Similar research is also being conducted with Alaskan Native Americans such as the Yup’ik and Iñupiat, who are dealing with declining caribou populations, melting permafrost, and increased tundra fires as a result of climate change-induced rising temperatures. Drastic climate change poses an extreme danger to these villages, which are hundreds of miles away from emergency first responders and other support systems. According to NARF, 184 of these villages are threatened with removal from their homes. For many indigenous communities like these, simply relocating is not an option due to the risk of loss of sacred lands and cultural heritage. As people who have lived off the land for generations, Alaskan natives are able to provide invaluable information about changing climatic conditions—including much that is unknown to modern science.

The trend of listening to indigenous voices and including them in topics of climate change is one that the international community is also trying to follow. The head of the Swedish International Development Agency, Carin Jämtin, is pushing for the United Nations to finally acknowledge indigenous people in next month’s climate talks as an example of how to solve sustainability problems. She backs the Global Tenure Facility, a project which puts indigenous people first by providing grants to protect their land and resources.
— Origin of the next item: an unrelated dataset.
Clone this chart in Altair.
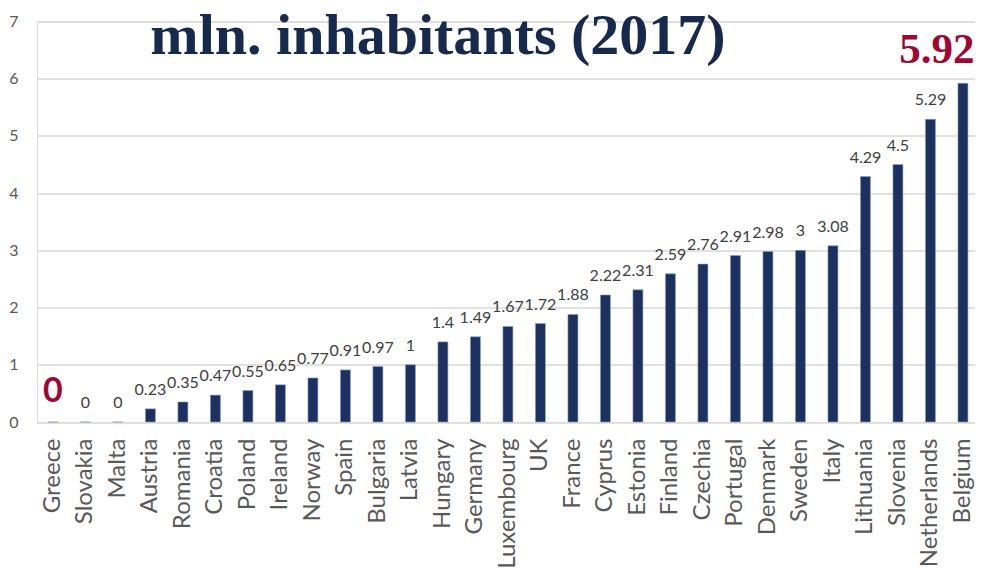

“Land rights matter in different ways, in the fight against climate change, but also… in eradicating poverty and in reaching the [United Nations’] Sustainable Development Goals,” Jämtin said in her interview with the Thomas Reuters Foundation.

Time and time again, indigenous people have proven to be a key component in research and discussions around environmental sustainability, but it comes with the unfortunate reality that they face the most danger because of climate change. Prioritizing inclusive scientific studies is a start in understanding the full extent of environmental damage, how to reverse it if possible, and how to best help indigenous peoples help the land. Moving forward, there must be a global commitment in putting indigenous people first before fossil fuel projects.